Latching on to that is Jill Fritzsche, vice president of Norwich’s Community Development Corporation, a quasi-public economic development group working for the city. Of the corporation’s many goals, the NCDC is tasked with promoting downtown Norwich and developing incoming businesses, while attracting future generations to support business in town.

“That’s an important part of our larger plan, and that’s where Jean Michael will come in,” Fritzsche said, explaining that Norwich “is an international city, and a fun, safe place to go out.”

“We want people to know that we exist, too, that they can come out here for a good time,” Fritzsche said.

She said NCDC will sign a three-month contract with Coronado in coming weeks to promote the city. Whether it’s a restaurant, a festival, or going out for a drink at night, Coronado will post about various establishments or events that define Norwich, Fritzsche said.

“He is going to be able to directly reach that Generation Z demographic that we are looking to bring into the city,” Fritzsche continued. “And he will highlight Norwich through his posts, through his eyes and through his generation’s eyes.”
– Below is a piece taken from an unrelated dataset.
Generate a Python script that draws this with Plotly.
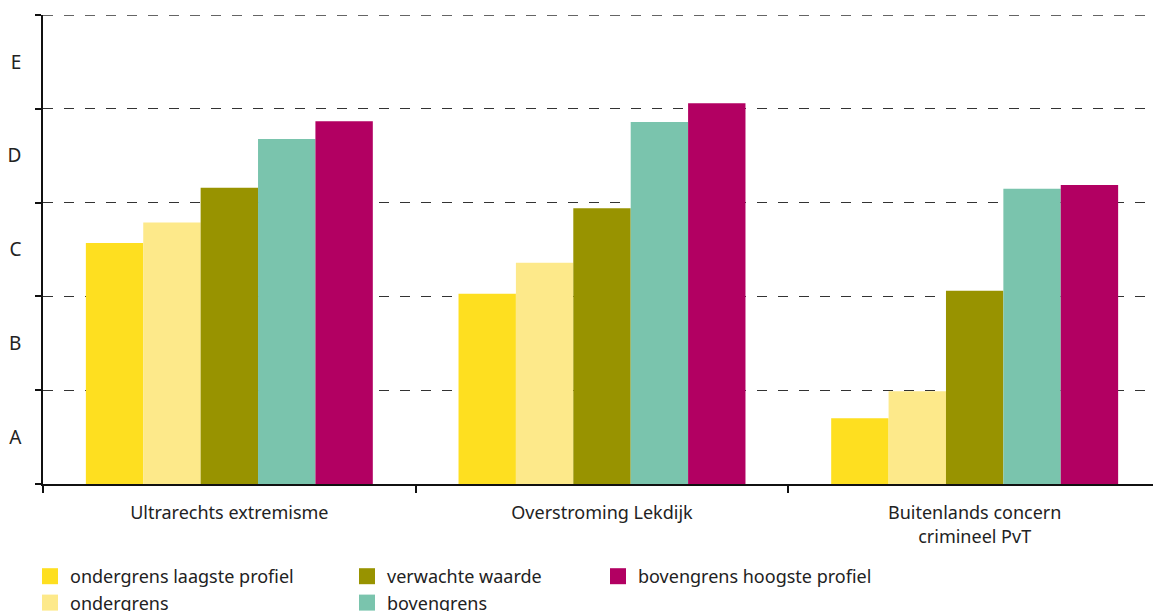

Fritzsche could not disclose how much Coronado is being paid but funding will come from NCDC and not from the City of Norwich, she said. There will also be a possibility to extend Coronado’s contract, should the first three months go well.

Aside from Coronado’s obvious local and young following, Fritzsche thinks Coronado also will easily pique the interest of nonfollowers, or those simply browsing social media, especially young people visiting nearby casinos, through various tags and hashtags.

“We have to introduce the fun factor in Norwich. You won’t get young people or millennials to come into a community if they don’t think a place is fun,” Fritzsche said. “This is about creating the fun and that’s what influencers do. They take normal experiences and pump up the volume and make it fun.”